When a 35mm film is delivered to a movie theater it comes in several heavy cans, each holding thick reels of film. The projectionist makes sure the reels are in the right order. Mr. Milliren says he occasionally has to rearrange ones that come in with the reels upside-down and backward.

Then the reels are spliced together, sometimes adding trailers. The projectionist carefully threads the film through the projector's narrow, winding channel, trying not to scratch it or tear sprocket holes, because it will be shown over and over. The projector itself needs constant maintenance and cleaning.

The one thing most moviegoers know is that the projectionist is in charge of focusing.

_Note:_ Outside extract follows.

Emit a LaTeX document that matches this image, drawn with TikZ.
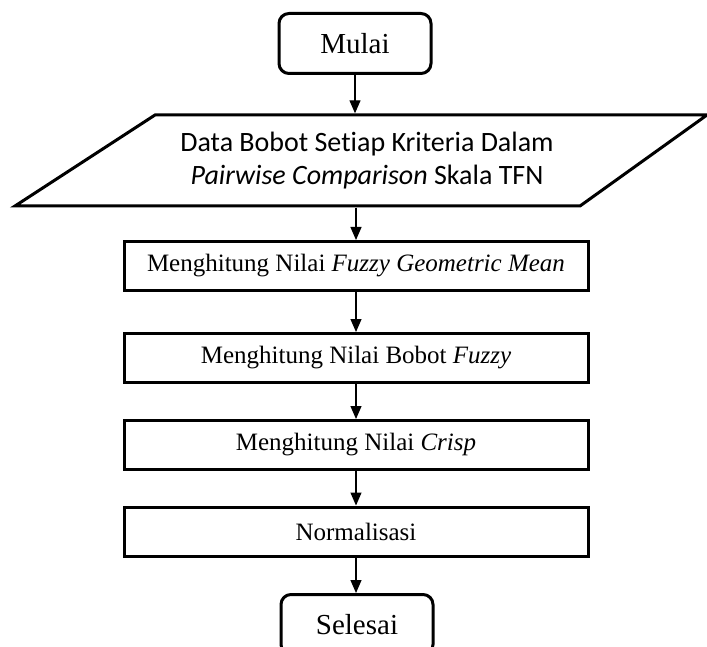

Except lately if you go to a cineplex, there's no longer anyone in the booth -- that little cubby hole where the light streams from. As the conversion to digital projection marches on, fewer and fewer people are being trained to project celluloid.

Back in 1965, after a stint in the Army, Mr. Milliren got a job in a movie theater that led to an apprenticeship. By 1967 he was a full-time projectionist. He recalls the beautiful old theater in McKeesport (which closed in the '70s) with its balcony, hardwood stage, dressing rooms, and red curtain that opened before each screening.

Since 2002 Mr. Milliren has projected at Harris Theater, the only movie theater in Downtown Pittsburgh. Owned by Pittsburgh Cultural Trust, Harris is programmed and operated by Pittsburgh Filmmakers. As a union projectionist Mr. Milliren works many Cultural Trust events, including video projecting at the Byham and Benedum theaters.

He says the most exciting job of his career was a recent pre-screening of "The Dark Knight Rises" at the Byham Theater. With Warner Bros. bigwigs in town to get first approval, as well as some celebrities and politicians in attendance, the tension was high. "Bad news travels faster down the road than good news, so you have to double check yourself," cracks Mr. Milliren.